Our interesting point is a lot around the platform, again, the ability to make multiple radiopharmaceuticals, I think is an interesting area of medicine. I personally have been in radiopharmaceuticals for a few decades now, and I think the time is right to get into therapeutic radiopharmaceuticals. They have a manufacturing facility under construction. And I hope we can complete the acquisition and help them build it, get it inspected and start launching products.


8 thoughts on “Quick Pitch: POINT Biopharma Global (PNT)”

  1. Although likely only peanuts in an upside scenario, where PNT rejects LLY’s offer, it’s worth noting that according to Section 9.03 “The Company shall pay to Parent a fee of $54,384,447”. If I’m understanding this correctly PNT being the one paying LLY.

  2. I would think the main risk is that the SPLASH results drop, but LLY and the major PNT shareholders have different opinions about whether those results merit more money, so the tender never hits 50% and LLY walks after the fifth and final “ten day extension” expires.

    My read of the merger contract language, specifically Sections 2.01(a) and 9, and Exhibit A, suggests LLY can so walk away without paying any fee at all.

    (In fact, I see no language in the contract that contemplates LLY paying a termination fee for any reason; all the specified termination fees are owed from PNT to LLY if (basically) PNT gets a better offer).

  3. If the SPLASH results are positive there would likely be another company or two happy to buy above 12 1/2 and market would anticipate that.

    The risk I see is that before the results come out the buyer walks away.
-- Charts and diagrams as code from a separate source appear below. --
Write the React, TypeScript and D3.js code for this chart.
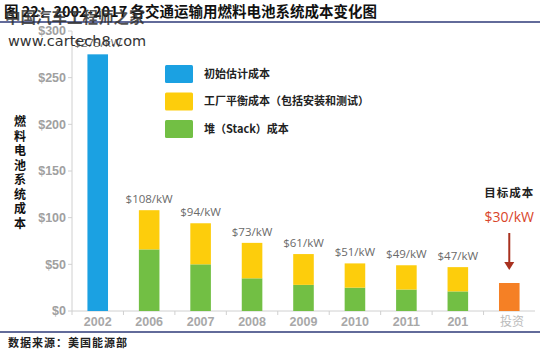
import React, { useRef, useEffect } from 'react';
import * as d3 from 'd3';

const categories = ['2002', '2006', '2007', '2008', '2009', '2010', '2011', '2012', 'target'];
const xLabels = ['2002', '2006', '2007', '2008', '2009', '2010', '2011', '201', ''];
const initialCost = [275, 0, 0, 0, 0, 0, 0, 0, 0];
const stackCost = [0, 66, 50, 35, 28, 25, 23, 21, 0];
const bopCost = [0, 42, 44, 38, 33, 26, 26, 26, 0];
const targetCost = [0, 0, 0, 0, 0, 0, 0, 0, 30];
const totalLabels = ['$275/kW', '$108/kW', '$94/kW', '$73/kW', '$61/kW', '$51/kW', '$49/kW', '$47/kW', ''];
const yTicks = [0, 50, 100, 150, 200, 250, 300];
const legendItems = ['初始估计成本', '工厂平衡成本（包括安装和测试）', '堆（Stack）成本'];

const W = 550;
const H = 352;
const cjk = '"Noto Sans CJK SC", "Noto Sans", sans-serif';

const App: React.FC = () => {
  const svgRef = useRef<SVGSVGElement>(null);

  useEffect(() => {
    document.body.style.margin = '0';
    if (!svgRef.current) return;
    const svg = d3.select(svgRef.current);
    svg.selectAll('*').remove();

    const x = d3.scaleBand().domain(categories).range([72, 535]).paddingInner(0.6).paddingOuter(0.3);
    const y = d3.scaleLinear().domain([0, 300]).range([311, 31]);

    // axes
    svg.append('line').attr('x1', 72).attr('x2', 72).attr('y1', y(300)).attr('y2', y(0))
      .attr('stroke', '#d0d0d0');
    svg.append('line').attr('x1', 72).attr('x2', 535).attr('y1', y(0)).attr('y2', y(0))
      .attr('stroke', '#d0d0d0');
    yTicks.forEach(t => {
      svg.append('line').attr('x1', 68).attr('x2', 72).attr('y1', y(t)).attr('y2', y(t)).attr('stroke', '#d0d0d0');
      svg.append('text').attr('x', 66).attr('y', y(t)).attr('dy', '0.35em')
        .attr('text-anchor', 'end').attr('fill', '#a0a0a0').attr('font-weight', 'bold')
        .attr('font-family', 'Arial, "Liberation Sans", sans-serif').attr('font-size', 12.5)
        .text(`$${t}`);
    });
    categories.forEach((c, i) => {
      const xs = (x(c) as number) - x.step() * x.paddingInner() / 2;
      svg.append('line').attr('x1', xs).attr('x2', xs).attr('y1', y(0)).attr('y2', y(0) + 4).attr('stroke', '#d0d0d0');
      svg.append('text').attr('x', (x(c) as number) + x.bandwidth() / 2).attr('y', 326)
        .attr('text-anchor', 'middle').attr('fill', '#a8a8a8').attr('font-weight', 'bold')
        .attr('font-family', 'Arial, "Liberation Sans", sans-serif').attr('font-size', 12.5)
        .text(xLabels[i]);
    });

    // bars
    const bw = x.bandwidth();
    categories.forEach((c, i) => {
      const bx = x(c) as number;
      if (initialCost[i] > 0)
        svg.append('rect').attr('x', bx).attr('width', bw).attr('y', y(initialCost[i]))
          .attr('height', y(0) - y(initialCost[i])).attr('fill', '#1ba1e2');
      if (stackCost[i] > 0) {
        svg.append('rect').attr('x', bx).attr('width', bw).attr('y', y(stackCost[i]))
          .attr('height', y(0) - y(stackCost[i])).attr('fill', '#72bf44');
        const top = stackCost[i] + bopCost[i];
        svg.append('rect').attr('x', bx).attr('width', bw).attr('y', y(top))
          .attr('height', y(stackCost[i]) - y(top)).attr('fill', '#fdcd0c');
      }
      if (targetCost[i] > 0)
        svg.append('rect').attr('x', bx).attr('width', bw).attr('y', y(targetCost[i]))
          .attr('height', y(0) - y(targetCost[i])).attr('fill', '#f58025');
      const total = initialCost[i] + stackCost[i] + bopCost[i];
      if (totalLabels[i])
        svg.append('text').attr('x', bx + bw / 2).attr('y', y(total) - 7)
          .attr('text-anchor', 'middle').attr('fill', '#6a6a6a')
          .attr('font-family', '"Open Sans", Arial, sans-serif').attr('font-size', 11.5)
          .text(totalLabels[i]);
    });

    // target annotation
    const tx = (x('target') as number) + bw / 2;
    svg.append('text').attr('x', tx).attr('y', 197).attr('text-anchor', 'middle')
      .attr('font-family', cjk).attr('font-weight', 'bold').attr('font-size', 11.5).attr('fill', '#222')
      .attr('letter-spacing', 1).text('目标成本');
    svg.append('text').attr('x', tx).attr('y', 222).attr('text-anchor', 'middle')
      .attr('font-family', '"Open Sans", Arial, sans-serif').attr('font-size', 14).attr('fill', '#d9452a')
      .text('$30/kW');
    svg.append('line').attr('x1', tx).attr('x2', tx).attr('y1', 233).attr('y2', 265)
      .attr('stroke', '#a8311f').attr('stroke-width', 2);
    svg.append('path').attr('d', `M${tx - 5},${262} L${tx + 5},${262} L${tx},${270} Z`).attr('fill', '#a8311f');

    // legend
    const colors = ['#1ba1e2', '#fdcd0c', '#72bf44'];
    legendItems.forEach((t, i) => {
      const ly = 65 + i * 27.5;
      svg.append('rect').attr('x', 165).attr('y', ly).attr('width', 28).attr('height', 18)
        .attr('fill', colors[i]).attr('rx', 1.5);
      svg.append('text').attr('x', 204).attr('y', ly + 9).attr('dy', '0.35em')
        .attr('font-family', cjk).attr('font-weight', 'bold').attr('font-size', 11).attr('fill', '#222')
        .text(t);
    });

    // y axis title
    const yt = '燃料电池系统成本';
    yt.split('').forEach((ch, i) => {
      svg.append('text').attr('x', 20).attr('y', 126 + i * 14.5).attr('text-anchor', 'middle')
        .attr('font-family', cjk).attr('font-weight', 'bold').attr('font-size', 12).attr('fill', '#111')
        .text(ch);
    });

    // header & footer
    svg.append('line').attr('x1', 0).attr('x2', 540).attr('y1', 22).attr('y2', 22)
      .attr('stroke', '#2e3a78').attr('stroke-width', 1.5);
    svg.append('text').attr('x', 4).attr('y', 17)
      .attr('font-family', cjk).attr('font-weight', 'bold').attr('font-size', 14.5).attr('fill', '#111')
      .text('图 22：2002-2017 各交通运输用燃料电池系统成本变化图');
    svg.append('text').attr('x', 5).attr('y', 23)
      .attr('font-family', cjk).attr('font-weight', 'bold').attr('font-size', 15.5).attr('fill', '#333')
      .attr('opacity', 0.85).text('中国汽车工程师之家');
    svg.append('text').attr('x', 8).attr('y', 46)
      .attr('font-family', '"DejaVu Sans", sans-serif').attr('font-size', 14.5).attr('fill', '#333')
      .text('www.cartech8.com');

    svg.append('line').attr('x1', 0).attr('x2', 540).attr('y1', 332).attr('y2', 332)
      .attr('stroke', '#2e3a78').attr('stroke-width', 1.5);
    svg.append('text').attr('x', 8).attr('y', 347)
      .attr('font-family', cjk).attr('font-weight', 'bold').attr('font-size', 11).attr('fill', '#222')
      .attr('letter-spacing', 1).text('数据来源：美国能源部');
    svg.append('text').attr('x', 500).attr('y', 326)
      .attr('font-family', cjk).attr('font-size', 12).attr('fill', '#bbb')
      .text('投资');
  }, []);

  return <svg ref={svgRef} width={W} height={H} style={{ display: 'block', background: '#fff' }} />;
};

export default App;
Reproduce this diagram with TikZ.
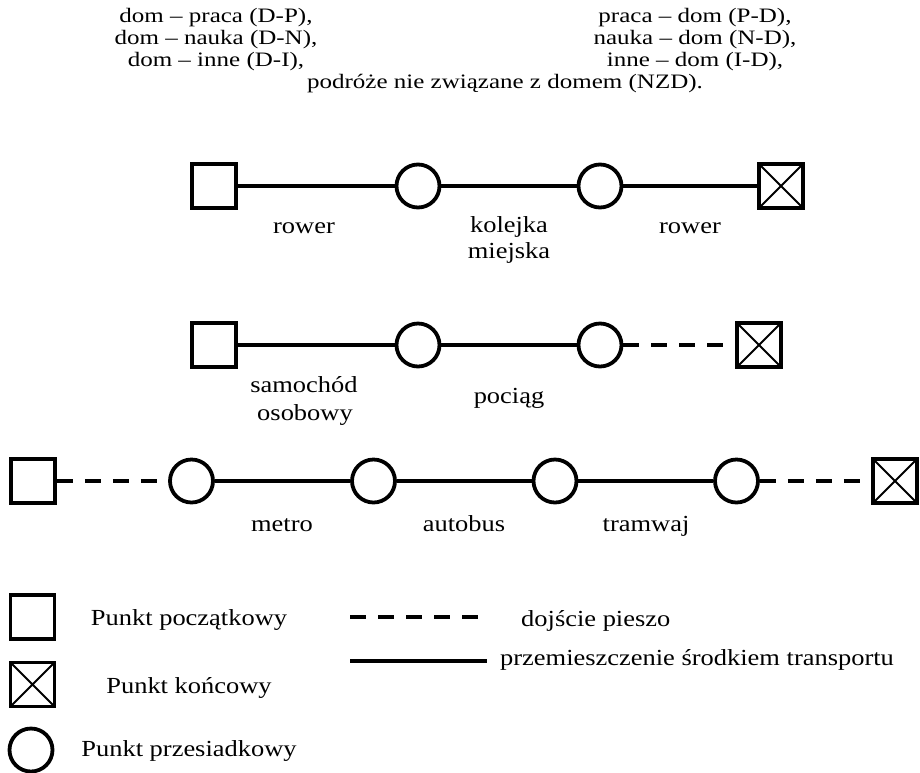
\documentclass[tikz,border=0pt]{standalone}
\usepackage{fontspec}
\setmainfont[FakeStretch=1.15]{Liberation Serif}
\newfontfamily\headfont[FakeStretch=1.22, Ligatures=TeX]{Liberation Serif}
\begin{document}
\begin{tikzpicture}[x=1pt,y=-1pt,
  every node/.style={font=\fontsize{23}{26}\selectfont},
  lbl/.style={anchor=base, inner sep=0pt},
  head/.style={lbl, font=\headfont\fontsize{20.5}{22}\selectfont},
  startpt/.style={draw, line width=3.8pt, minimum size=44pt, inner sep=0pt, rectangle},
  endpt/.style={startpt, path picture={
      \draw[line width=2pt] (path picture bounding box.south west) -- (path picture bounding box.north east)
                            (path picture bounding box.north west) -- (path picture bounding box.south east);}},
  transfer/.style={draw, line width=3.8pt, minimum size=43pt, inner sep=0pt, circle},
  ride/.style={line width=4pt},
  walk/.style={line width=4pt, dash pattern=on 16pt off 12pt},
]
\useasboundingbox (0,0) rectangle (920,772);

% trip categories
\node[head] (dp) at (216,22) {dom – praca (D-P),};
\node[head] (dn) at (216,44) {dom – nauka (D-N),};
\node[head] (di) at (216,66) {dom – inne (D-I),};
\node[head] (pd) at (695,22) {praca – dom (P-D),};
\node[head] (nd) at (695,44) {nauka – dom (N-D),};
\node[head] (id) at (695,66) {inne – dom (I-D),};
\node[head] (nzd) at (505,88) {podróże nie związane z domem (NZD).};

% chain 1
\node[startpt] (a0) at (214,186) {};
\node[transfer] (a1) at (418,186) {};
\node[transfer] (a2) at (600,186) {};
\node[endpt] (a3) at (781,186) {};
\draw[ride] (a0) -- (a1);
\draw[ride] (a1) -- (a2);
\draw[ride] (a2) -- (a3);
\node[lbl] (a01) at (304,233) {rower};
\node[lbl] (a12a) at (509,232) {kolejka};
\node[lbl] (a12b) at (509,258) {miejska};
\node[lbl] (a23) at (690,233) {rower};

% chain 2
\node[startpt] (b0) at (214,345) {};
\node[transfer] (b1) at (418,345) {};
\node[transfer] (b2) at (600,345) {};
\node[endpt] (b3) at (759,345) {};
\draw[ride] (b0) -- (b1);
\draw[ride] (b1) -- (b2);
\draw[walk] (b2) -- (b3);
\node[lbl] (b01a) at (304,392) {samochód};
\node[lbl] (b01b) at (305,420) {osobowy};
\node[lbl] (b12) at (509,403) {pociąg};

% chain 3
\node[startpt] (c0) at (33,481) {};
\node[transfer] (c1) at (191.5,481) {};
\node[transfer] (c2) at (373.5,481) {};
\node[transfer] (c3) at (555,481) {};
\node[transfer] (c4) at (736.5,481) {};
\node[endpt] (c5) at (895,481) {};
\draw[walk] (c0) -- (c1);
\draw[ride] (c1) -- (c2);
\draw[ride] (c2) -- (c3);
\draw[ride] (c3) -- (c4);
\draw[walk] (c4) -- (c5);
\node[lbl] (c12) at (282,531) {metro};
\node[lbl] (c23) at (464,531) {autobus};
\node[lbl] (c34) at (646,531) {tramwaj};

% legend
\node[startpt] (ls) at (32.5,617) {};
\node[endpt] (le) at (32.5,684.5) {};
\node[transfer] (lt) at (31,750) {};
\node[lbl] (lst) at (189,625) {Punkt początkowy};
\node[lbl] (let) at (189,693) {Punkt końcowy};
\node[lbl] (ltt) at (189,756) {Punkt przesiadkowy};
\coordinate (w0) at (350,617);
\coordinate (w1) at (478,617);
\coordinate (r0) at (350,661);
\coordinate (r1) at (487,661);
\draw[walk] (w0) -- (w1);
\draw[ride] (r0) -- (r1);
\node[lbl, anchor=base west] (lw) at (521,626) {dojście pieszo};
\node[lbl, anchor=base west] (lr) at (500,665) {przemieszczenie środkiem transportu};
\end{tikzpicture}
\end{document}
They feel they are dealing with irrational shareholders who are trying for a money grab.

    Negative results no big deal buyer is on hook during tender.

  4. Now the positive topline results (with no OS benefit yet) are out and the stock dropped to 12.5 matching the tender, is there any remaining upside play here?

    • given the “positive” results are underwhelming, do folks now see a downside that $lly could get out of the acquisition creating downside risk?

      • I think market’s reaction was due to SPLASH trial results being worse than the efficacy stats from the interim trial relative to the benchmarks.

        – Interim: “Median rPFS was 11.5 months, as compared to the control arm benchmarks of 3.5–4.2 months”
        – Latest: “A median radiographic progression-free survival (rPFS) per blinded independent central review of 9.5 months for patients treated with 177Lu-PNT2002, compared to 6.0 months for patients treated with ARPI in the control arm”

        This also compares unfavorably to Novartis Pluvicto: “rPFS analysis (HR 0.43; 95% CI: 0.33, 0.54) demonstrated a consistent clinical benefit in patients with Pluvicto versus a change in ARPI, more than doubling time to radiographic disease progression (12.0 months vs. 5.6 median months)”. https://www.novartis.com/news/media-releases/novartis-pluvictotm-shows-clinically-meaningful-and-highly-statistically-significant-rpfs-benefit-patients-psma-positive-metastatic-castration-resistant-prostate-cancer-pre-taxane-setting

        There is no risk of LLY walking away, they have just extended the tender till Dec 22 and i am guessing majority of shareholders might now approve the deal, including Biotechnology Value Fund (the one that encouraged to wait). I do not think any other third party offers will surface.